前編では、ネット通販最大手Amazonがしかける「Kindleストア」と、電子書籍ブーム以前から着実に読者を増やしてきた老舗の書籍レンタルサイト電子貸本サイト「Renta!」の2サイトについて、「どの電子書籍販売サイトを選べばいいのか」という観点で比較した。
この後編では、具体的にユーザーはどちらのサイトを使うべきなのかということについてもう少し踏み込んで考えてみたい。
電子書籍のメリットについて、前編ではユーザーが電子書籍に求める要素として次の5点を挙げた。
・端末さえ持っていればいつでもどこでも読める
・端末を選ばない
・紙の本よりも安価である
・豊富な品ぞろえ
・購入前に試し読みがしたい
このうち、「端末さえ持っていればいつでもどこでも読める」「購入前に試し読みがしたい」についてはKindleストア、Renta!共に合格。「端末を選ばない」「紙の本よりも安価である」という点ではRenta!に軍配が上がった。
これだけ見るとRenta!が優位だが、じゃあ無条件にRenta!を使えばいいのかというと、そうではない。KindleストアとRenta!では「品揃え」がまったく異なるからだ。具体的にどう違うのかを紹介しよう。
まずKindleストアだ。トップ画面にはAmazonがセレクトした「Kindleセレクト」がずらりと並んでおり、そのラインナップは次のようになっている。
『神様のカルテ』
『逆説の日本史1』
『暗殺教室1』
『動きが心をつくる 身体心理学への招待』
『日本人へ リーダー篇』
『これが物理学だ! マサチューセッツ工科大学「感動」講義』
『英語即答トレーニング 自然なひとことがさっと口に出る!』
『新世代日本酒が旨い いま飲むべき全国の36銘柄』
『浮世の画家』
これらはあくまでKindleセレクトであり、売れている本というわけではないが、少なくともKindleとして推している本であることは間違いなく、Kindleストアの品揃えの傾向をつかむ手がかりにはなるだろう。ざっと見たところ、小説、コミック、新書などがバランスよく推薦されており、偏りは見られない。
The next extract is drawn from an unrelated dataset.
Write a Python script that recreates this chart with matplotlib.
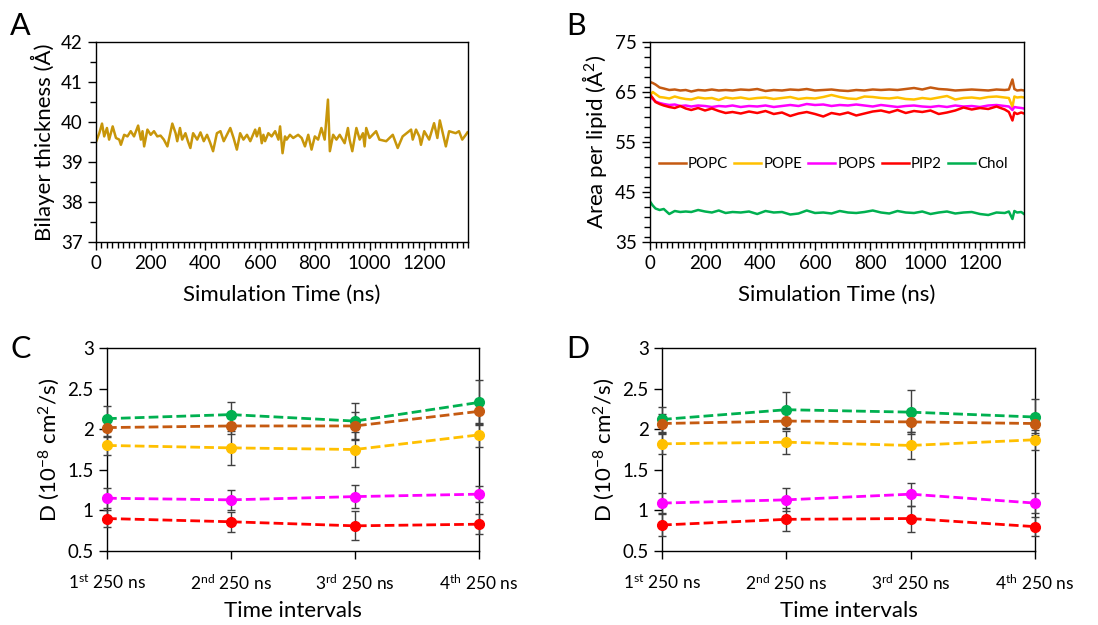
import matplotlib
matplotlib.use("Agg")
import matplotlib.pyplot as plt
from matplotlib.ticker import MultipleLocator

plt.rcParams['font.family'] = ['Lato', 'DejaVu Sans']
plt.rcParams['mathtext.fontset'] = 'custom'
plt.rcParams['mathtext.rm'] = 'Lato'
plt.rcParams['mathtext.it'] = 'Lato:italic'
plt.rcParams['mathtext.bf'] = 'Lato:bold'

# ---------------- Panel A data ----------------
time_A = [0, 12, 22, 30, 40, 48, 61, 73, 85, 91, 103, 115, 127, 139, 154, 164, 170, 176,
          188, 200, 212, 224, 236, 248, 261, 279, 291, 297, 307, 315, 327, 336, 345, 355,
          370, 382, 394, 406, 418, 428, 442, 455, 467, 491, 503, 515, 527, 539, 552, 564,
          582, 588, 598, 606, 612, 618, 630, 642, 655, 667, 673, 682, 691, 697, 709, 721,
          739, 752, 764, 776, 788, 800, 812, 824, 836, 848, 855, 867, 879, 891, 909, 921,
          927, 937, 952, 964, 976, 982, 988, 1000, 1024, 1036, 1061, 1085, 1103, 1121,
          1152, 1158, 1170, 1182, 1188, 1200, 1218, 1236, 1248, 1257, 1279, 1291, 1315,
          1327, 1339, 1352, 1358]
thick_A = [39.50, 39.72, 39.96, 39.64, 39.85, 39.56, 39.89, 39.60, 39.56, 39.43, 39.68,
           39.64, 39.77, 39.64, 39.91, 39.56, 39.77, 39.39, 39.81, 39.68, 39.77, 39.64,
           39.66, 39.56, 39.39, 39.96, 39.72, 39.52, 39.85, 39.56, 39.72, 39.52, 39.35,
           39.72, 39.56, 39.74, 39.52, 39.68, 39.47, 39.27, 39.72, 39.77, 39.52, 39.85,
           39.60, 39.31, 39.72, 39.56, 39.68, 39.52, 39.81, 39.64, 39.85, 39.47, 39.68,
           39.52, 39.72, 39.64, 39.77, 39.56, 39.89, 39.22, 39.64, 39.56, 39.68, 39.60,
           39.68, 39.60, 39.39, 39.68, 39.31, 39.64, 39.56, 39.85, 39.56, 40.56, 39.27,
           39.68, 39.56, 39.68, 39.47, 39.85, 39.56, 39.27, 39.85, 39.56, 39.72, 39.39,
           39.85, 39.60, 39.77, 39.56, 39.52, 39.68, 39.35, 39.64, 39.81, 39.56, 39.81,
           39.64, 39.43, 39.77, 39.56, 39.97, 39.60, 40.04, 39.39, 39.77, 39.72, 39.77,
           39.56, 39.68, 39.74]

# ---------------- Panel B data ----------------
time_B = [0, 10, 20, 35, 50, 70, 90, 110, 130, 150, 175, 200, 225, 250, 275, 300, 330, 360,
          390, 420, 450, 480, 510, 540, 570, 600, 630, 660, 690, 720, 750, 780, 810, 840,
          870, 900, 930, 960, 990, 1020, 1050, 1080, 1110, 1140, 1170, 1200, 1230, 1260,
          1290, 1305, 1318, 1325, 1335, 1350, 1360]
apl_POPC = [67.0, 66.8, 66.5, 65.9, 65.7, 65.4, 65.5, 65.3, 65.4, 65.1, 65.4, 65.3, 65.5,
            65.3, 65.4, 65.3, 65.5, 65.4, 65.6, 65.2, 65.4, 65.3, 65.5, 65.4, 65.6, 65.3,
            65.4, 65.5, 65.3, 65.2, 65.4, 65.3, 65.5, 65.4, 65.5, 65.4, 65.6, 65.8, 65.5,
            65.9, 65.6, 65.5, 65.3, 65.4, 65.5, 65.4, 65.3, 65.5, 65.4, 65.5, 67.5, 65.6,
            65.3, 65.4, 65.3]
apl_POPE = [64.3, 65.0, 64.6, 64.0, 63.9, 63.7, 64.1, 63.8, 63.6, 63.5, 63.9, 63.7, 63.8,
            63.4, 63.9, 63.7, 63.9, 63.6, 63.8, 63.9, 63.6, 63.8, 64.0, 63.6, 63.8, 63.7,
            64.0, 64.4, 64.0, 63.7, 63.6, 64.1, 64.0, 63.8, 63.7, 63.9, 63.6, 63.5, 63.8,
            63.6, 63.9, 64.2, 63.5, 63.8, 63.9, 63.7, 64.0, 64.1, 63.9, 63.8, 62.0, 64.1,
            63.9, 64.0, 63.9]
apl_POPS = [64.0, 63.6, 63.1, 62.8, 62.6, 62.4, 62.5, 62.2, 62.3, 62.1, 62.3, 62.2, 62.0,
            62.2, 62.1, 62.3, 62.0, 62.2, 62.1, 62.3, 62.0, 62.2, 62.4, 62.2, 62.6, 62.4,
            62.5, 62.2, 62.4, 62.3, 62.5, 62.3, 62.1, 62.4, 62.2, 62.0, 62.2, 62.3, 62.1,
            62.0, 62.2, 62.0, 62.3, 62.1, 62.2, 62.0, 62.3, 62.4, 62.2, 62.1, 61.4, 62.0,
            61.9, 61.8, 61.7]
apl_PIP2 = [64.5, 63.8, 63.0, 62.6, 62.3, 62.0, 61.8, 62.2, 61.7, 61.4, 61.8, 61.3, 61.7,
            61.2, 60.8, 61.0, 60.7, 61.1, 60.8, 61.2, 60.6, 60.9, 60.2, 60.7, 61.0, 60.6,
            60.1, 60.8, 60.5, 60.9, 60.3, 60.7, 61.1, 61.3, 60.9, 61.4, 60.8, 61.2, 61.0,
            61.3, 60.6, 60.9, 61.3, 61.9, 61.5, 61.8, 61.6, 62.1, 61.5, 61.0, 59.3, 60.9,
            60.6, 60.9, 60.7]
apl_Chol = [43.1, 42.3, 41.7, 41.4, 41.6, 40.6, 41.2, 41.0, 41.1, 41.0, 41.4, 41.1, 40.9,
            41.3, 40.8, 41.0, 40.9, 41.1, 40.6, 41.2, 40.9, 41.0, 40.5, 40.7, 41.3, 40.8,
            40.9, 40.7, 41.2, 40.9, 40.8, 41.0, 41.3, 40.9, 40.7, 41.2, 40.9, 40.8, 41.1,
            40.6, 40.9, 41.1, 40.7, 40.9, 41.0, 40.6, 40.4, 40.9, 40.8, 41.1, 39.6, 41.2,
            40.9, 41.0, 40.6]

lipids = ['POPC', 'POPE', 'POPS', 'PIP2', 'Chol']
colors = {'POPC': '#C55A11', 'POPE': '#FFC000', 'POPS': '#FF00FF',
          'PIP2': '#FF0000', 'Chol': '#00B050'}

# ---------------- Panels C / D data ----------------
intervals = [r'1$^{\rm st}$ 250 ns', r'2$^{\rm nd}$ 250 ns',
             r'3$^{\rm rd}$ 250 ns', r'4$^{\rm th}$ 250 ns']

D_C = {'Chol': [2.13, 2.18, 2.10, 2.33],
       'POPC': [2.02, 2.04, 2.04, 2.22],
       'POPE': [1.80, 1.77, 1.75, 1.93],
       'POPS': [1.15, 1.13, 1.17, 1.20],
       'PIP2': [0.90, 0.86, 0.81, 0.83]}
err_C = {'Chol': [0.15, 0.16, 0.22, 0.28],
         'POPC': [0.12, 0.10, 0.17, 0.15],
         'POPE': [0.12, 0.21, 0.22, 0.15],
         'POPS': [0.12, 0.12, 0.14, 0.10],
         'PIP2': [0.10, 0.12, 0.18, 0.12]}

D_D = {'Chol': [2.12, 2.24, 2.21, 2.15],
       'POPC': [2.07, 2.10, 2.09, 2.07],
       'POPE': [1.82, 1.84, 1.80, 1.87],
       'POPS': [1.09, 1.13, 1.20, 1.09],
       'PIP2': [0.82, 0.89, 0.90, 0.80]}
err_D = {'Chol': [0.15, 0.22, 0.27, 0.22],
         'POPC': [0.12, 0.10, 0.13, 0.12],
         'POPE': [0.12, 0.14, 0.17, 0.12],
         'POPS': [0.12, 0.14, 0.14, 0.12],
         'PIP2': [0.14, 0.14, 0.16, 0.12]}

TICK_FS = 13.5
CAT_FS = 12.5
LABEL_FS = 16
PANEL_FS = 22

fig = plt.figure(figsize=(10.98, 6.25), dpi=100)

def style_axes(ax):
    for s in ax.spines.values():
        s.set_linewidth(1.0)
        s.set_color('black')
    ax.tick_params(which='both', direction='out', labelsize=TICK_FS, width=1.0)
    ax.tick_params(which='major', length=6)
    ax.tick_params(which='minor', length=4)

def letter(x_px, base_px, txt):
    fig.text(x_px/1098, 1-base_px/625, txt, fontsize=PANEL_FS, va='baseline')

# Panel A
axA = fig.add_axes([96/1098, 1-242/625, 372/1098, 200/625])
axA.plot(time_A, thick_A, color='#C8960A', lw=1.8)
axA.set_xlim(0, 1360)
axA.set_ylim(37, 42)
axA.xaxis.set_major_locator(MultipleLocator(200))
axA.xaxis.set_minor_locator(MultipleLocator(20))
axA.yaxis.set_major_locator(MultipleLocator(1))
axA.yaxis.set_minor_locator(MultipleLocator(0.5))
style_axes(axA)
axA.set_xlabel('Simulation Time (ns)', fontsize=LABEL_FS, labelpad=9)
axA.set_ylabel('Bilayer thickness (Å)', fontsize=LABEL_FS)
letter(10, 35, 'A')

# Panel B
axB = fig.add_axes([650/1098, 1-242/625, 374/1098, 200/625])
series_B = {'POPC': apl_POPC, 'POPE': apl_POPE, 'POPS': apl_POPS,
            'PIP2': apl_PIP2, 'Chol': apl_Chol}
for name in lipids:
    axB.plot(time_B, series_B[name], color=colors[name], lw=1.8, label=name)
axB.set_xlim(0, 1360)
axB.set_ylim(35, 75)
axB.xaxis.set_major_locator(MultipleLocator(200))
axB.xaxis.set_minor_locator(MultipleLocator(20))
axB.set_yticks([35, 45, 55, 65, 75])
axB.yaxis.set_minor_locator(MultipleLocator(2))
style_axes(axB)
axB.set_xlabel('Simulation Time (ns)', fontsize=LABEL_FS, labelpad=9)
axB.set_ylabel('Area per lipid (Å$^2$)', fontsize=LABEL_FS)
axB.legend(loc='center', bbox_to_anchor=(0.49, 0.39), ncol=5, frameon=False,
           fontsize=10.8, handlelength=1.8, columnspacing=0.4, handletextpad=0.15,
           borderaxespad=0, borderpad=0)
letter(566, 35, 'B')

def diffusion_panel(rect, data, errs, txt, letter_x):
    ax = fig.add_axes(rect)
    x = list(range(len(intervals)))
    for name in ['Chol', 'POPC', 'POPE', 'POPS', 'PIP2']:
        ax.errorbar(x, data[name], yerr=errs[name], color=colors[name],
                    ecolor='#404040', elinewidth=1.0, capsize=3, capthick=1.0,
                    ls=(0, (3.5, 1.5)), lw=2.0, marker='o', ms=7, zorder=3,
                    clip_on=False)
    ax.set_xlim(0, 3)
    ax.set_ylim(0.5, 3)
    ax.set_xticks(x)
    ax.set_xticklabels(intervals)
    ax.set_yticks([0.5, 1, 1.5, 2, 2.5, 3])
    ax.set_yticklabels(['0.5', '1', '1.5', '2', '2.5', '3'])
    style_axes(ax)
    ax.tick_params(axis='x', pad=10, labelsize=CAT_FS)
    ax.set_xlabel('Time intervals', fontsize=LABEL_FS, labelpad=6)
    ax.set_ylabel(r'D (10$^{-8}$ cm$^{2}$/s)', fontsize=LABEL_FS)
    letter(letter_x, 358, txt)
    return ax

diffusion_panel([107/1098, 1-551/625, 372/1098, 203/625], D_C, err_C, 'C', 10)
diffusion_panel([662/1098, 1-551/625, 373/1098, 203/625], D_D, err_D, 'D', 566)

fig.savefig('out.png', dpi=100)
画面左の柱を見てみても、ジャンルは「文学・評論」「人文・思想」「ノンフィクション」「投資・金融・会社経営」「実用・ホビー」「資格・検定」など実に細かくカテゴライズされており、扱う本が多岐にわたっていることがわかる。
ただしその分、各ジャンルについてはそこまで細かくジャンル分けされておらず、たとえば「コミック」では「少年コミック」「青年コミック」「少女コミック」「女性コミック」「ベストセラー」「新刊・予約」の6カテゴリにざっくり分類されているのみだ。なので、あらかじめ欲しい本があるならタイトルで検索してあるかないかを調べればいいのだが、「女性向けのコミックの中からホラー漫画だけを探したい」といった、特定のジャンルに絞ってよさそうな本を漠然と探すやり方は難しいのである。
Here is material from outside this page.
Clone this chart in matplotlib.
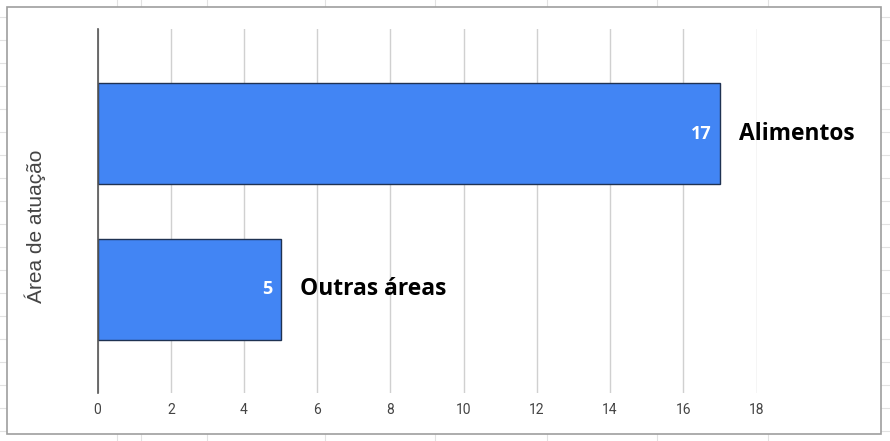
import matplotlib.pyplot as plt
from matplotlib.lines import Line2D
from matplotlib.patches import Rectangle

categories = ["Alimentos", "Outras áreas"]
values = [17, 5]
xticks = [0, 2, 4, 6, 8, 10, 12, 14, 16, 18]
ylabel = "Área de atuação"

W, H = 890, 441
fig = plt.figure(figsize=(W / 100, H / 100), dpi=100)
fig.patch.set_facecolor("white")

# spreadsheet cell lines behind the chart
for x in [117, 141, 207, 325, 435, 547, 657, 768]:
    fig.add_artist(Line2D([x / W, x / W], [0, 1], color="#e2e2e2", lw=0.8, zorder=-3))
for y in range(17, H, 23):
    fig.add_artist(Line2D([0, 1], [1 - y / H, 1 - y / H], color="#e2e2e2", lw=0.8, zorder=-3))
fig.add_artist(Rectangle((7 / W, 1 - 434 / H), (881 - 7) / W, (434 - 7) / H,
                         facecolor="white", edgecolor="#9e9e9e", lw=1.2, zorder=-2))

ax = fig.add_axes([97.6 / W, 48 / H, (756.5 - 97.6) / W, 364 / H])
ax.set_facecolor("none")
pos = list(range(len(categories)))
ax.barh(pos, values, height=0.65, color="#4285f4", edgecolor="#1f3252", lw=1.0, zorder=3)
ax.set_xlim(0, 18)
ax.set_ylim(1.666, -0.675)
ax.set_xticks(xticks)
ax.set_xticklabels([str(t) for t in xticks], family=["Liberation Sans Narrow", "Roboto", "DejaVu Sans"],
                   fontsize=10, color="#444444")
ax.tick_params(axis="x", length=0, pad=7)
ax.set_yticks([])
for s in ["top", "right", "bottom"]:
    ax.spines[s].set_visible(False)
ax.spines["left"].set_color("#555555")
ax.spines["left"].set_linewidth(1.2)
ax.spines["left"].set_zorder(4)
ax.grid(axis="x", color="#d0d0d0", lw=1.0, zorder=0)
ax.set_axisbelow(True)

for p, v, c in zip(pos, values, categories):
    ax.text(v - 0.22, p, str(v), ha="right", va="center", color="white",
            fontsize=13, fontweight="bold", family="Open Sans", zorder=5)
    ax.text(v + 0.53, p, c, ha="left", va="center", color="black",
            fontsize=16.4, fontweight="bold", family="Open Sans", clip_on=False, zorder=5)

fig.text(35 / W, 1 - 226 / H, ylabel, rotation=90, ha="center", va="center",
         fontsize=15, color="#444444", family="Liberation Sans")

fig.savefig("out.png", dpi=100)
一方でRenta!を見てみると、「小説・実用書」「雑誌」「グラビア」などもラインナップされているが、何と言ってもメインコンテンツはコミックであり、ジャンル分けも相当に細かく設定されている。たとえばメインカテゴリとして「女性向けコミック」「男性向けコミック」に分かれているのだが、さらに「女性向けコミック」の中には「少女漫画」「ティーンズラブコミック」「ハーレクインコミックス」「ロマンスコミック」「ボーイズラブ漫画」「レディースコミック」……など非常に詳細にカテゴライズされており、"ジャンルで探す"という楽しみを提供してくれているのだ。
また、コミックの種類にもKindleストアとRenta!には明らかな違いが見られる。たとえば手塚治虫作品についてはKindleストアにはまだ並んでいないが、Renta!だと実に382冊ものコミックが見つかる。逆にKindleストアにはジャンプコミックスが並ぶが、Renta!にはない。どちらが良い悪いというのではなく、それぞれ得意とする分野が異なるのだ。
ということで、ベタな結論になってしまうが、「自分が読みたい本の種類でサイトを使い分ける」のが正解だろう。
ただし、前述したように"ジャンルだけ決めてよさそうなコミックを表紙買いしたい"という場合や、"何十巻も発売されているコミックを全部購入だと高いので、レンタルでいいから安くまとめ読みしたい"という場合はRenta!一択である。筆者は『静かなるドン』をRenta!でまとめ読みしたが、100巻以上あるのでまともに購入すると5万円ほどかかってしまう。しかしRenta!の48時間レンタルなら1万円だ。この差は大きい。
いずれにせよ、ユーザーにとって選択肢が多いことは悪いことではない。サイト特性も異なるのだから、両方とも利用すればいいのだ。それが電子書籍時代にもっとも適したやり方だろう。